I had this same question and I think because boosting is used, 1 or more rule can be "active" per sample across each boosting trial. i suppose if you turned boosting off that would result in 1 rule per observation, but i'm not sure .

based on this documentation i think you can turn boosting off by setting trials = 1. However when i tried this i got a message that the trials parameter cannot be altered, so im not entirely sure how to disable boosting in the C5.0 implementation in tidymodels.

system · January 11, 2024, 9:16pm

Sorry for the lag (the post is closed) but apparently I have "powers" to reply.

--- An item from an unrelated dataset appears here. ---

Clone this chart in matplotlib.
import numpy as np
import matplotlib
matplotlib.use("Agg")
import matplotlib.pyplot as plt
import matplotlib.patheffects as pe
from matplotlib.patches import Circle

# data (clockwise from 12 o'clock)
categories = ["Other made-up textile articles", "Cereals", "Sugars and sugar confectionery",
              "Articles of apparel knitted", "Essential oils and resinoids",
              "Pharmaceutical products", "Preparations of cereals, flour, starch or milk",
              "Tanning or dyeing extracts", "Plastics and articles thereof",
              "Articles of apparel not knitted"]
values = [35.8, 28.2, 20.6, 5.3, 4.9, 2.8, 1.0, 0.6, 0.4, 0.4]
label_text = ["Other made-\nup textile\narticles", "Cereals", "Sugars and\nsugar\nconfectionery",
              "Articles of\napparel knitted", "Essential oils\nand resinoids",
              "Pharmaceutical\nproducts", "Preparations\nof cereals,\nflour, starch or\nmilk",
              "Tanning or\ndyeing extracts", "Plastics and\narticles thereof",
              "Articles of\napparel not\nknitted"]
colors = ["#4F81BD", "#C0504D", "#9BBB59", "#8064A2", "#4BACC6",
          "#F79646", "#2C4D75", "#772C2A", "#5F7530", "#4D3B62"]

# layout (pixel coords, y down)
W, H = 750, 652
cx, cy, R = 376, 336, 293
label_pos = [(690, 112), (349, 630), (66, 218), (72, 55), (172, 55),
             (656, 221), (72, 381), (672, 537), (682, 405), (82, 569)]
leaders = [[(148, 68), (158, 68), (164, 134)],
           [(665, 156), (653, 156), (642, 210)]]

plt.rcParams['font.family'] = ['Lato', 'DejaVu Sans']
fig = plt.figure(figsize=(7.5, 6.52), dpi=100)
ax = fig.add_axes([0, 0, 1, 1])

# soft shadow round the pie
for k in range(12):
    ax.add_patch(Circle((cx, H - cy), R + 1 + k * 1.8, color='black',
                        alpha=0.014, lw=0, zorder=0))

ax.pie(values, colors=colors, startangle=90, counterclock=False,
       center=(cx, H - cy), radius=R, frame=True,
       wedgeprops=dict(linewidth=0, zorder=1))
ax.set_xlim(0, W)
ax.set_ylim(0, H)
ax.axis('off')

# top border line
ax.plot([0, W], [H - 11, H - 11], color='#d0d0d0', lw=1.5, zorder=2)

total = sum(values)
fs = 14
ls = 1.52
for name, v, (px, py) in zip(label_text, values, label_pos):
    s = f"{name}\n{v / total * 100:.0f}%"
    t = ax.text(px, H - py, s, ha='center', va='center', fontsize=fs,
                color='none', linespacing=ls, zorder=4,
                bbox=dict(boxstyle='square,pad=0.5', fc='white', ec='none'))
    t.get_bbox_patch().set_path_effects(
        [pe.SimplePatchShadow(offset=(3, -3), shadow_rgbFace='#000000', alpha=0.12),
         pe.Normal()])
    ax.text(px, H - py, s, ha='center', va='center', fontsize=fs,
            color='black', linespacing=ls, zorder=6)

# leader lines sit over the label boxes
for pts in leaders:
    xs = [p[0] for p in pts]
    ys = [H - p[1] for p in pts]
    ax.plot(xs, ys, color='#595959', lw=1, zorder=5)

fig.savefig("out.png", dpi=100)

I had to look this up! In APM we wrote:

Each boosted model calculates the confidence values for each class as described above and a simple average of these values is calculated. The class with the largest confidence value is selected.

So it is not a simple vote on classes. I don't know that you will be able to reliably recompute the class predictions from the rule information.

You can still have multiple active rules with a single trial (= boosting iteration). C5.0 can simplify the rules so that they are not the same as the rules from the original tree (which are unique). For that reason, 1+ can be active for a particular sample.

If you are using the tidymodels interface, we have "harmonized" the parameters. The main argument for this parameter is trees and that gets translated to trials. The manual pages for each engine show the translation between the parsnip argument names and the ones used by the underlying engine package.